Objective: Only the lines from the top of the records below through the line containing "ax.tick_params(axis='y', pad=7, labelsize=16)" should be printed, exactly and without pictures.

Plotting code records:
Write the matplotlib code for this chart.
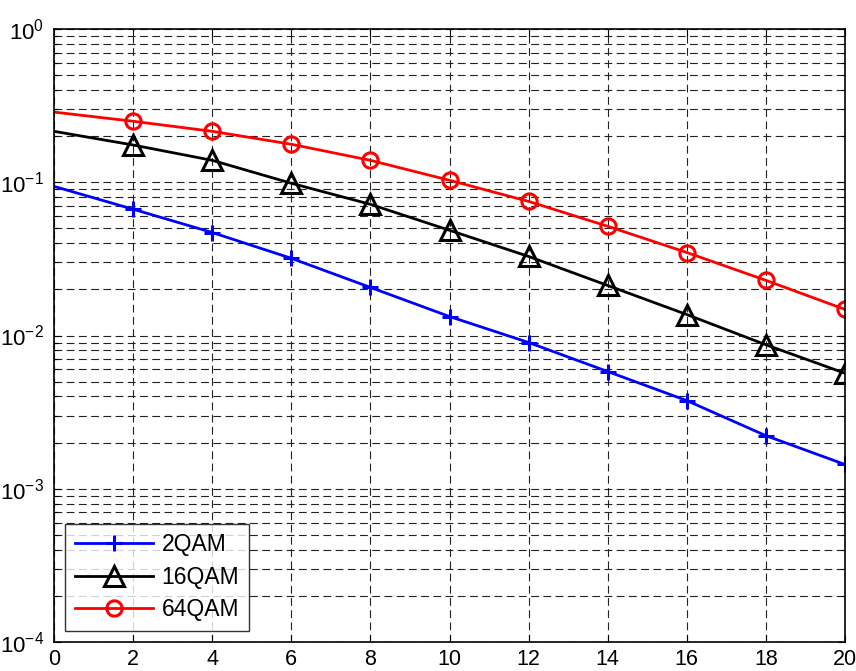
import matplotlib
matplotlib.use("Agg")
import matplotlib.pyplot as plt
import numpy as np

plt.rcParams['font.family'] = ['Liberation Sans', 'DejaVu Sans']
plt.rcParams['mathtext.fontset'] = 'custom'
plt.rcParams['mathtext.rm'] = 'Liberation Sans'
plt.rcParams['mathtext.it'] = 'Liberation Sans:italic'
plt.rcParams['mathtext.bf'] = 'Liberation Sans:bold'

snr = [0, 2, 4, 6, 8, 10, 12, 14, 16, 18, 20]
ber_2qam = [0.094, 0.0667, 0.047, 0.0319, 0.0206, 0.0133, 0.0090, 0.00582, 0.00376, 0.00222, 0.00144]
ber_16qam = [0.215, 0.175, 0.139, 0.0985, 0.0718, 0.0486, 0.0328, 0.0212, 0.0137, 0.0087, 0.00567]
ber_64qam = [0.287, 0.250, 0.215, 0.177, 0.139, 0.103, 0.075, 0.0516, 0.0348, 0.0229, 0.0148]
labels = ['2QAM', '16QAM', '64QAM']
xticks = [0, 2, 4, 6, 8, 10, 12, 14, 16, 18, 20]
yticks = [1e-4, 1e-3, 1e-2, 1e-1, 1e0]
ytick_labels = [r'$10^{-4}$', r'$10^{-3}$', r'$10^{-2}$', r'$10^{-1}$', r'$10^{0}$']

fig = plt.figure(figsize=(8.56, 6.71), dpi=100)
ax = fig.add_axes([54/856, 1-642/671, (845-54)/856, (642-29)/671])

mk = list(range(1, len(snr)))
ax.semilogy(snr, ber_2qam, color='blue', lw=2, marker='+', ms=11, mew=2.2,
            markevery=mk, label=labels[0])
ax.semilogy(snr, ber_16qam, color='black', lw=2, marker='^', ms=14, mew=2.2,
            mfc='none', markevery=mk, label=labels[1])
ax.semilogy(snr, ber_64qam, color='red', lw=2, marker='o', ms=11, mew=2.2,
            mfc='none', markevery=mk, label=labels[2])

ax.set_xlim(0, 20)
ax.set_ylim(1e-4, 1e0)
ax.set_xticks(xticks)
ax.set_xticklabels([str(v) for v in xticks])
ax.set_yticks(yticks)
ax.set_yticklabels(ytick_labels)
ax.yaxis.set_minor_locator(matplotlib.ticker.LogLocator(base=10, subs=np.arange(2, 10), numticks=20))
ax.yaxis.set_minor_formatter(matplotlib.ticker.NullFormatter())

ax.tick_params(which='both', direction='in', top=True, right=True, labelsize=15.5)
ax.tick_params(which='major', length=5, width=0.8)
ax.tick_params(which='minor', length=3, width=0.8)
ax.tick_params(axis='x', pad=5)
ax.tick_params(axis='y', pad=7, labelsize=16)

ax.grid(True, which='major', axis='both', color='#222222', lw=0.8, ls=(0, (7, 4)))
ax.grid(True, which='minor', axis='y', color='#222222', lw=0.8, ls=(0, (7, 4)))
for s in ax.spines.values():
    s.set_linewidth(1.2)
    s.set_color('black')

leg = ax.legend(loc='lower left', fontsize=16.5, handlelength=3.4, frameon=True,
                fancybox=False, edgecolor='black', borderaxespad=0.5,
                labelspacing=0.42, borderpad=0.4, handletextpad=0.4)
leg.get_frame().set_linewidth(1.0)

fig.savefig('out.png', dpi=100)
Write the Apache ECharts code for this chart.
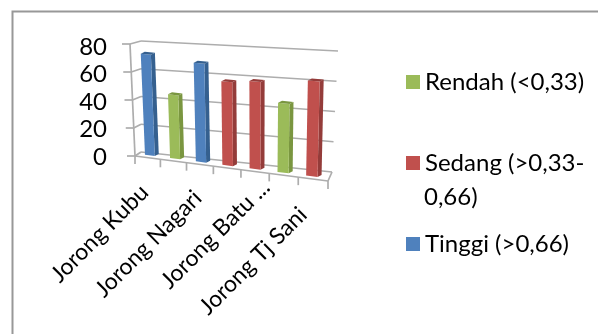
<!DOCTYPE html>
<html>
<head>
<meta charset="utf-8">
<style>html,body{margin:0;padding:0;background:#fff}#c{width:598px;height:334px}</style>
<script src="https://cdn.jsdelivr.net/npm/echarts@6/dist/echarts.min.js"></script>
</head>
<body>
<div id="c"></div>
<script>
// Categories along the depth-skewed floor; only every other one carries a label.
const categories = ['Jorong Kubu', 'b2', 'Jorong Nagari', 'b4', 'Jorong Batu ...', 'b6', 'Jorong Tj Sani'];
const xLabels = ['Jorong Kubu', '', 'Jorong Nagari', '', 'Jorong Batu ...', '', 'Jorong Tj Sani'];
const rendah = [null, 45, null, null, null, 47, null];
const sedang = [null, null, null, 58, 60, null, 64];
const tinggi = [72, null, 69, null, null, null, null];
const yTicks = [0, 20, 40, 60, 80];

const FONT = 'Lato';
const FONT_SIZE = 24;
const gridBox = { left: 140, top: 47, width: 189, height: 110 };
// Hand placement of the slanted category labels, in pixels from the floor tick.
const labelNudge = { 0: [-3, 31], 2: [-2, 30], 4: [11, 12], 6: [-10, 32] };

// A plane is a four-corner quad; (t, s) in the unit square is mapped bilinearly on it.
// The horizontal coordinate is bent a little so spacing widens toward the viewer.
function planeMap(lb, rb, lt, rt) {
  return function (t0, s) {
    const t = t0 - 0.092 * t0 * (1 - t0);
    const bx = lb[0] + (rb[0] - lb[0]) * t, by = lb[1] + (rb[1] - lb[1]) * t;
    const tx = lt[0] + (rt[0] - lt[0]) * t, ty = lt[1] + (rt[1] - lt[1]) * t;
    return [bx + (tx - bx) * s, by + (ty - by) * s];
  };
}
const barPlane = planeMap([137.5, 153.75], [326.5, 178.25], [132.5, 42], [329.5, 58.5]);
const backWall = planeMap([141, 152], [332, 172], [141, 41], [338, 51]);
const sideWall = planeMap([135, 156], [141, 152], [130, 44], [141, 41]);
const floorTop = planeMap([135, 156], [328, 181], [141, 152], [332, 172]);

// Converts a data pair to unit-square coordinates through the cartesian axes.
function toUnit(api, params, cat, val) {
  const p = api.coord([cat, val]);
  const cs = params.coordSys;
  return [(p[0] - cs.x) / cs.width, (cs.y + cs.height - p[1]) / cs.height];
}

function poly(points, fill) {
  return { type: 'polygon', shape: { points: points }, style: { fill: fill, stroke: null } };
}
function seg(a, b, color, w) {
  return { type: 'line', shape: { x1: a[0], y1: a[1], x2: b[0], y2: b[1] }, style: { stroke: color, lineWidth: w } };
}

// Draws one bar as a front face, right side and top cap.
function barRenderer(front, side) {
  return function (params, api) {
    const cat = api.value(0), val = api.value(1);
    const b = toUnit(api, params, cat, 0), h = toUnit(api, params, cat, val);
    const half = 5.3 / gridBox.width;
    const bl = barPlane(b[0] - half, 0), br = barPlane(b[0] + half, 0);
    const tl = barPlane(b[0] - half, h[1]), tr = barPlane(b[0] + half, h[1]);
    const dx = 4, dy = -2;
    const off = p => [p[0] + dx, p[1] + dy];
    return {
      type: 'group',
      children: [
        poly([br, tr, off(tr), off(br)], side),
        poly([bl, br, tr, tl], front),
        poly([tl, tr, off(tr), off(tl)], side)
      ]
    };
  };
}

// Wall gridlines, floor outline, tick marks and the slanted category labels.
function frameRenderer(params, api) {
  const GRID = '#adadad', W = 1.7, n = categories.length, kids = [];
  yTicks.forEach(v => {
    const s = toUnit(api, params, 0, v)[1];
    kids.push(seg(backWall(0, s), backWall(1, s), GRID, W));
    kids.push(seg(sideWall(0, s), sideWall(1, s), GRID, W));
    const a = sideWall(0, s);
    kids.push(seg([a[0] - 8, a[1]], a, GRID, W));
  });
  kids.push(seg(sideWall(0, 0), sideWall(0, 1), GRID, W));
  kids.push(seg(floorTop(0, 0), floorTop(1, 0), GRID, W));
  kids.push(seg(floorTop(1, 0), floorTop(1, 1), GRID, W));
  for (let i = 0; i <= n; i++) {
    const t = (toUnit(api, params, i < n ? i : n - 1, 0)[0] * gridBox.width + (i < n ? -13.5 : 13.5)) / gridBox.width;
    const p = floorTop(t, 0);
    kids.push(seg(p, [p[0], p[1] + 8], GRID, W));
  }
  xLabels.forEach((label, i) => {
    if (!label) return;
    const t = toUnit(api, params, i, 0)[0];
    const p = floorTop(t, 0);
    const nudge = labelNudge[i];
    kids.push({
      type: 'text', x: p[0] + nudge[0], y: p[1] + nudge[1], rotation: Math.PI / 4,
      style: { text: label, font: '23px ' + FONT, fill: '#000', align: 'right', verticalAlign: 'middle' }
    });
  });
  return { type: 'group', children: kids };
}

const pairs = arr => arr.map((v, i) => [i, v]).filter(d => d[1] !== null);
const barSeries = (name, values, front, side) => ({
  name, type: 'custom', coordinateSystem: 'cartesian2d', z: 3,
  itemStyle: { color: front }, data: pairs(values),
  renderItem: barRenderer(front, side), encode: { x: 0, y: 1 }, clip: false
});
const legendItem = (name, top, text) => ({
  show: true, left: 401, top: top, icon: 'rect', itemWidth: 14, itemHeight: 14, itemGap: 8, data: [name],
  formatter: () => text, selectedMode: false,
  textStyle: { fontFamily: FONT, fontSize: FONT_SIZE, color: '#000', padding: [4, 0, 0, 0] }
});

const chart = echarts.init(document.getElementById('c'), null, { renderer: 'canvas' });
chart.setOption({
  animation: false,
  backgroundColor: '#fff',
  grid: gridBox,
  xAxis: { type: 'category', data: categories, axisLine: { show: false }, axisTick: { show: false }, axisLabel: { show: false }, splitLine: { show: false } },
  yAxis: {
    type: 'value', min: 0, max: 80, interval: 20,
    axisLine: { show: false }, axisTick: { show: false }, splitLine: { show: false },
    axisLabel: { fontFamily: FONT, fontSize: FONT_SIZE, color: '#000', margin: 33 }
  },
  legend: [
    legendItem('Rendah (<0,33)', 65, 'Rendah (<0,33)'),
    legendItem('Sedang (>0,33-0,66)', 146, 'Sedang (>0,33-'),
    legendItem('Tinggi (>0,66)', 227, 'Tinggi (>0,66)')
  ],
  graphic: [
    { type: 'rect', shape: { x: 12.5, y: 11.5, width: 700, height: 400 }, style: { fill: null, stroke: '#989898', lineWidth: 2 }, z: 0 },
    { type: 'text', left: 424, top: 185, style: { text: '0,66)', font: FONT_SIZE + 'px ' + FONT, fill: '#000' } }
  ],
  series: [
    { name: 'frame', type: 'custom', coordinateSystem: 'cartesian2d', z: 1, silent: true, data: [[0, 0]], renderItem: frameRenderer, clip: false },
    barSeries('Rendah (<0,33)', rendah, '#9bbb59', '#7a9640'),
    barSeries('Sedang (>0,33-0,66)', sedang, '#c0504d', '#943c3a'),
    barSeries('Tinggi (>0,66)', tinggi, '#4f81bd', '#35608f')
  ]
});
</script>
</body>
</html>
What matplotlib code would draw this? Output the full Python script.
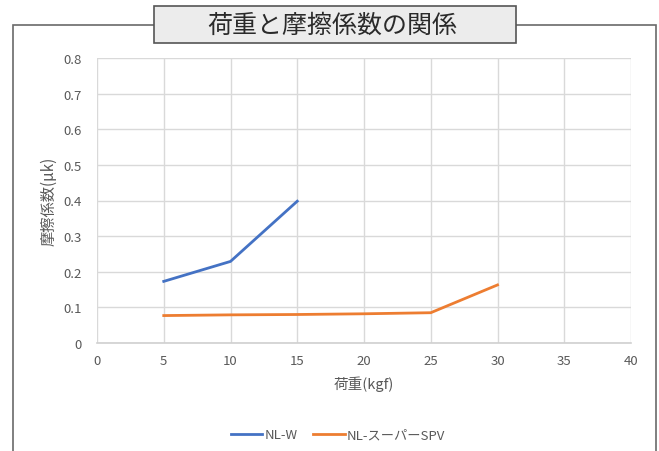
import matplotlib
matplotlib.use("Agg")
import matplotlib.pyplot as plt
from matplotlib.patches import Rectangle

plt.rcParams['font.family'] = ['Noto Sans CJK JP', 'DejaVu Sans']

title = "荷重と摩擦係数の関係"
xlabel = "荷重(kgf)"
ylabel = "摩擦係数(μk)"

nlw_name = "NL-W"
nlw_x = [5, 10, 15]
nlw_y = [0.173, 0.229, 0.398]

spv_name = "NL-スーパーSPV"
spv_x = [5, 10, 15, 20, 25, 30]
spv_y = [0.077, 0.079, 0.080, 0.082, 0.085, 0.163]

xticks = [0, 5, 10, 15, 20, 25, 30, 35, 40]
yticks = [0, 0.1, 0.2, 0.3, 0.4, 0.5, 0.6, 0.7, 0.8]
ytick_labels = ["0", "0.1", "0.2", "0.3", "0.4", "0.5", "0.6", "0.7", "0.8"]

W, H = 659, 452
fig = plt.figure(figsize=(W / 100, H / 100), dpi=100)

def fx(x):
    return x / W

def fy(y):
    return 1 - y / H

# outer frame
frame = Rectangle((fx(13), fy(470)), fx(656) - fx(13), fy(26) - fy(470),
                  transform=fig.transFigure, fill=False, edgecolor='#6a6a6a',
                  linewidth=1.2, zorder=0)
fig.patches.append(frame)

ax = fig.add_axes([fx(97), fy(344), fx(631) - fx(97), fy(59) - fy(344)])
ax.plot(nlw_x, nlw_y, color='#4472C4', linewidth=2, label=nlw_name)
ax.plot(spv_x, spv_y, color='#ED7D31', linewidth=2, label=spv_name)

ax.set_xlim(0, 40)
ax.set_ylim(0, 0.8)
ax.set_xticks(xticks)
ax.set_yticks(yticks)
ax.set_yticklabels(ytick_labels)
ax.grid(True, color='#d9d9d9', linewidth=1)
ax.set_axisbelow(True)
for s in ['top', 'right', 'left']:
    ax.spines[s].set_visible(False)
ax.spines['bottom'].set_color('#d0d0d0')
ax.spines['bottom'].set_linewidth(1.2)
ax.tick_params(axis='both', length=0, labelsize=9.5, labelcolor='#595959')
ax.tick_params(axis='y', pad=11)
ax.tick_params(axis='x', pad=8)

ax.set_xlabel(xlabel, fontsize=10.5, color='#595959', labelpad=6)
ax.set_ylabel(ylabel, fontsize=11, color='#595959', labelpad=4)

ax.legend(loc='center', bbox_to_anchor=(fx(338), fy(436)),
          bbox_transform=fig.transFigure, ncol=2, frameon=False,
          fontsize=9.5, labelcolor='#595959', handlelength=2.4,
          handletextpad=0.15, columnspacing=1.2)

# title box
tbox = Rectangle((fx(154), fy(44)), fx(516) - fx(154), fy(7) - fy(44),
                 transform=fig.transFigure, facecolor='#ececec',
                 edgecolor='#555555', linewidth=1.2, zorder=5)
fig.patches.append(tbox)
fig.text(fx(332), fy(26), title, ha='center', va='center', fontsize=18,
         color='#2a2a2a', zorder=6)

fig.savefig("out.png", dpi=100)
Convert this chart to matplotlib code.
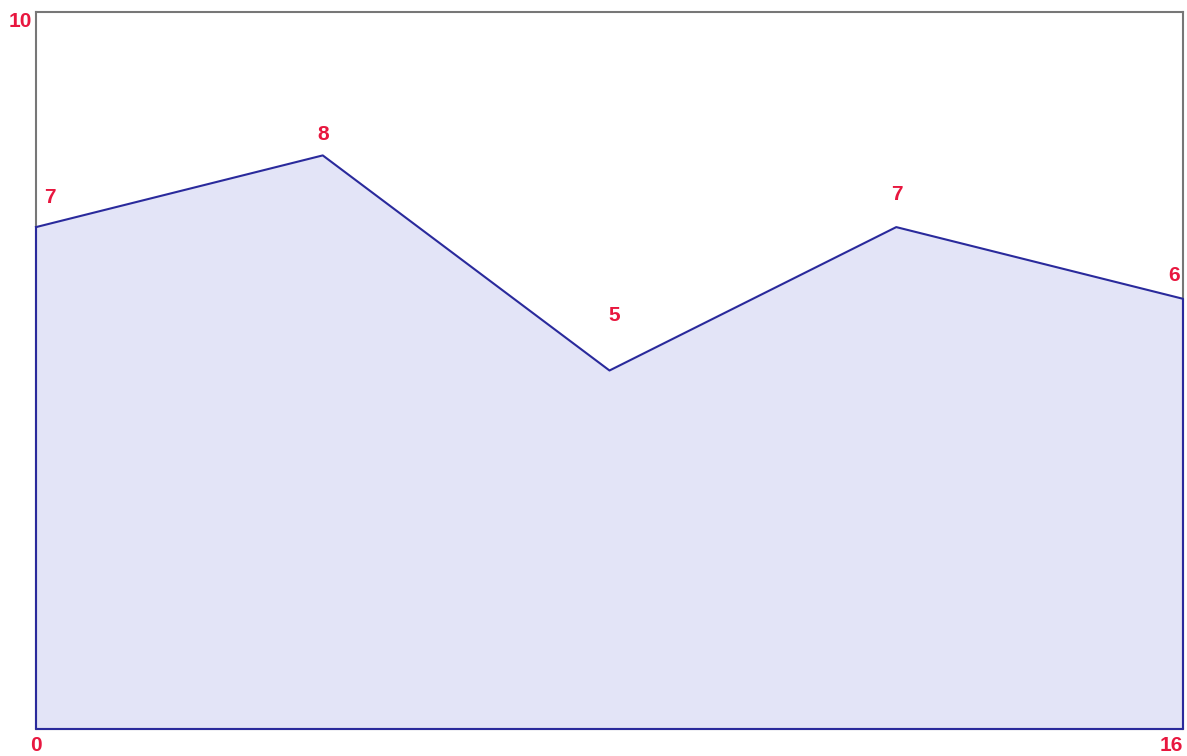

Solution for this exercise:
Write the matplotlib code for this chart.
import matplotlib
matplotlib.use("Agg")
import matplotlib.pyplot as plt
import numpy as np

plt.rcParams['font.family'] = ['Liberation Sans', 'DejaVu Sans']
plt.rcParams['mathtext.fontset'] = 'custom'
plt.rcParams['mathtext.rm'] = 'Liberation Sans'
plt.rcParams['mathtext.it'] = 'Liberation Sans:italic'
plt.rcParams['mathtext.bf'] = 'Liberation Sans:bold'

snr = [0, 2, 4, 6, 8, 10, 12, 14, 16, 18, 20]
ber_2qam = [0.094, 0.0667, 0.047, 0.0319, 0.0206, 0.0133, 0.0090, 0.00582, 0.00376, 0.00222, 0.00144]
ber_16qam = [0.215, 0.175, 0.139, 0.0985, 0.0718, 0.0486, 0.0328, 0.0212, 0.0137, 0.0087, 0.00567]
ber_64qam = [0.287, 0.250, 0.215, 0.177, 0.139, 0.103, 0.075, 0.0516, 0.0348, 0.0229, 0.0148]
labels = ['2QAM', '16QAM', '64QAM']
xticks = [0, 2, 4, 6, 8, 10, 12, 14, 16, 18, 20]
yticks = [1e-4, 1e-3, 1e-2, 1e-1, 1e0]
ytick_labels = [r'$10^{-4}$', r'$10^{-3}$', r'$10^{-2}$', r'$10^{-1}$', r'$10^{0}$']

fig = plt.figure(figsize=(8.56, 6.71), dpi=100)
ax = fig.add_axes([54/856, 1-642/671, (845-54)/856, (642-29)/671])

mk = list(range(1, len(snr)))
ax.semilogy(snr, ber_2qam, color='blue', lw=2, marker='+', ms=11, mew=2.2,
            markevery=mk, label=labels[0])
ax.semilogy(snr, ber_16qam, color='black', lw=2, marker='^', ms=14, mew=2.2,
            mfc='none', markevery=mk, label=labels[1])
ax.semilogy(snr, ber_64qam, color='red', lw=2, marker='o', ms=11, mew=2.2,
            mfc='none', markevery=mk, label=labels[2])

ax.set_xlim(0, 20)
ax.set_ylim(1e-4, 1e0)
ax.set_xticks(xticks)
ax.set_xticklabels([str(v) for v in xticks])
ax.set_yticks(yticks)
ax.set_yticklabels(ytick_labels)
ax.yaxis.set_minor_locator(matplotlib.ticker.LogLocator(base=10, subs=np.arange(2, 10), numticks=20))
ax.yaxis.set_minor_formatter(matplotlib.ticker.NullFormatter())

ax.tick_params(which='both', direction='in', top=True, right=True, labelsize=15.5)
ax.tick_params(which='major', length=5, width=0.8)
ax.tick_params(which='minor', length=3, width=0.8)
ax.tick_params(axis='x', pad=5)
ax.tick_params(axis='y', pad=7, labelsize=16)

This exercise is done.